Pictures do not belong in your copy. Repeat all the other data exactly.

^^^^^^^^^^^^^^^^

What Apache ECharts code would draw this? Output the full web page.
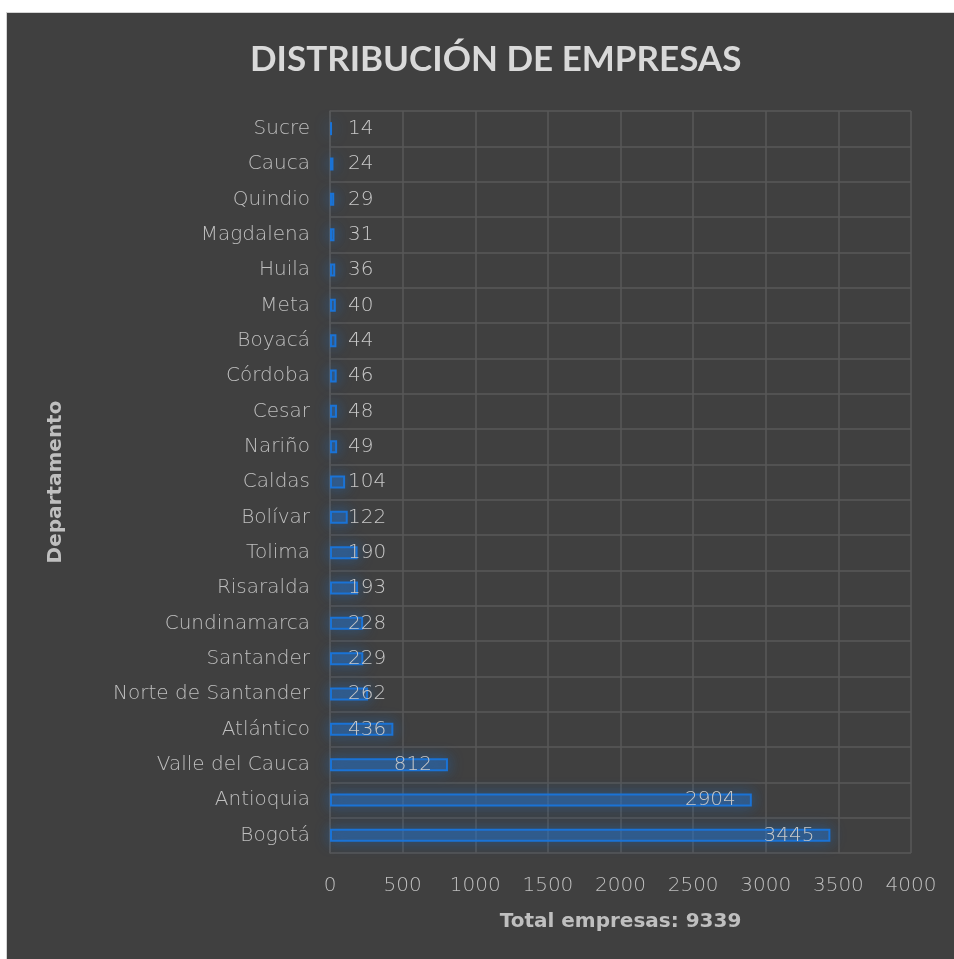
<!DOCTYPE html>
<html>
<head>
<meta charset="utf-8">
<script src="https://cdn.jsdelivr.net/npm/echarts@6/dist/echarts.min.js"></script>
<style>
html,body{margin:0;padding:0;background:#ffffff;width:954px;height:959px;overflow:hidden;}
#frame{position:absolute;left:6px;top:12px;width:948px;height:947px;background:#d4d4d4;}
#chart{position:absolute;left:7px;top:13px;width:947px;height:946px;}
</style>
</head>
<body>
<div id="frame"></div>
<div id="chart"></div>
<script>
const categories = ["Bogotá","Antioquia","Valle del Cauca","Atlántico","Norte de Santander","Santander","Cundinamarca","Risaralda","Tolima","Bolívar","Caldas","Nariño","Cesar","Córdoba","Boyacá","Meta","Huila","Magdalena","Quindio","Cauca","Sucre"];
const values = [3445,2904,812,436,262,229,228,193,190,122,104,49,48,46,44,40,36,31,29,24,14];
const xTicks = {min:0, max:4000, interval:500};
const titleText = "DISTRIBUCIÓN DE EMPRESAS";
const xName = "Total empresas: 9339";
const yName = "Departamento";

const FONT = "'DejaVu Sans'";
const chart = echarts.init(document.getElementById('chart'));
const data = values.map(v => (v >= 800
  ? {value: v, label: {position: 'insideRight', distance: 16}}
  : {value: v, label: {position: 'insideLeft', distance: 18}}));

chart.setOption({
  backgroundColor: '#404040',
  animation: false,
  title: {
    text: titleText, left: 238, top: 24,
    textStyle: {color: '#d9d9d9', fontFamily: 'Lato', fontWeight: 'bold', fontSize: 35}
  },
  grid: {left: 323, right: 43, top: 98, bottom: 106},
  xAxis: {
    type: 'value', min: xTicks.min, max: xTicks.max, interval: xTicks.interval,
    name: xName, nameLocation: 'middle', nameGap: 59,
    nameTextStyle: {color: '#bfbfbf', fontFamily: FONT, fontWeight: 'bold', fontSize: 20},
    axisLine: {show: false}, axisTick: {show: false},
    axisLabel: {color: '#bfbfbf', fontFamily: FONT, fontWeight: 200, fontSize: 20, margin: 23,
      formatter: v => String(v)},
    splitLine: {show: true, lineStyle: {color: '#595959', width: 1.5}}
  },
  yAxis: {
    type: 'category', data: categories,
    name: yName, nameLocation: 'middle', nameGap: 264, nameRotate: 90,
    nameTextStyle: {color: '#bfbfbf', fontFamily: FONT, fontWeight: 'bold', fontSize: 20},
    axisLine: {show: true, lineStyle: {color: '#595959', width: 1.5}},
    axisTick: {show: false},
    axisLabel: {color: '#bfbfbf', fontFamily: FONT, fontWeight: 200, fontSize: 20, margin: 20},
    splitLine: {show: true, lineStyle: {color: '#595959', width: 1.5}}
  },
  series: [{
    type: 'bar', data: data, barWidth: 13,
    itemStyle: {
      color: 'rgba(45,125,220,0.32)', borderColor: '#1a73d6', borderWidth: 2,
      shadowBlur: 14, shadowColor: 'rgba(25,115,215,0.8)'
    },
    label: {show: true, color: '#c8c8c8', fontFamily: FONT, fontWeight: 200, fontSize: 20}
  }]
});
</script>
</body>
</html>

^^^^^^^^^^^^^^^^

* **FINISHED EXERCISE**:
What Apache ECharts code would draw this? Output the full web page.
<!DOCTYPE html>
<html>
<head>
<meta charset="utf-8">
<script src="https://cdn.jsdelivr.net/npm/echarts@6/dist/echarts.min.js"></script>
<style>
html,body{margin:0;padding:0;background:#ffffff;width:954px;height:959px;overflow:hidden;}
#frame{position:absolute;left:6px;top:12px;width:948px;height:947px;background:#d4d4d4;}
#chart{position:absolute;left:7px;top:13px;width:947px;height:946px;}
</style>
</head>
<body>
<div id="frame"></div>
<div id="chart"></div>
<script>
const categories = ["Bogotá","Antioquia","Valle del Cauca","Atlántico","Norte de Santander","Santander","Cundinamarca","Risaralda","Tolima","Bolívar","Caldas","Nariño","Cesar","Córdoba","Boyacá","Meta","Huila","Magdalena","Quindio","Cauca","Sucre"];
const values = [3445,2904,812,436,262,229,228,193,190,122,104,49,48,46,44,40,36,31,29,24,14];
const xTicks = {min:0, max:4000, interval:500};
const titleText = "DISTRIBUCIÓN DE EMPRESAS";
const xName = "Total empresas: 9339";
const yName = "Departamento";

const FONT = "'DejaVu Sans'";
const chart = echarts.init(document.getElementById('chart'));
const data = values.map(v => (v >= 800
  ? {value: v, label: {position: 'insideRight', distance: 16}}
  : {value: v, label: {position: 'insideLeft', distance: 18}}));

chart.setOption({
  backgroundColor: '#404040',
  animation: false,
  title: {
    text: titleText, left: 238, top: 24,
    textStyle: {color: '#d9d9d9', fontFamily: 'Lato', fontWeight: 'bold', fontSize: 35}
  },
  grid: {left: 323, right: 43, top: 98, bottom: 106},
  xAxis: {
    type: 'value', min: xTicks.min, max: xTicks.max, interval: xTicks.interval,
    name: xName, nameLocation: 'middle', nameGap: 59,
    nameTextStyle: {color: '#bfbfbf', fontFamily: FONT, fontWeight: 'bold', fontSize: 20},
    axisLine: {show: false}, axisTick: {show: false},
    axisLabel: {color: '#bfbfbf', fontFamily: FONT, fontWeight: 200, fontSize: 20, margin: 23,
      formatter: v => String(v)},
    splitLine: {show: true, lineStyle: {color: '#595959', width: 1.5}}
  },
  yAxis: {
    type: 'category', data: categories,
    name: yName, nameLocation: 'middle', nameGap: 264, nameRotate: 90,
    nameTextStyle: {color: '#bfbfbf', fontFamily: FONT, fontWeight: 'bold', fontSize: 20},
    axisLine: {show: true, lineStyle: {color: '#595959', width: 1.5}},
    axisTick: {show: false},
    axisLabel: {color: '#bfbfbf', fontFamily: FONT, fontWeight: 200, fontSize: 20, margin: 20},
    splitLine: {show: true, lineStyle: {color: '#595959', width: 1.5}}
  },
  series: [{
    type: 'bar', data: data, barWidth: 13,
    itemStyle: {
      color: 'rgba(45,125,220,0.32)', borderColor: '#1a73d6', borderWidth: 2,
      shadowBlur: 14, shadowColor: 'rgba(25,115,215,0.8)'
    },
    label: {show: true, color: '#c8c8c8', fontFamily: FONT, fontWeight: 200, fontSize: 20}
  }]
});
</script>
</body>
</html>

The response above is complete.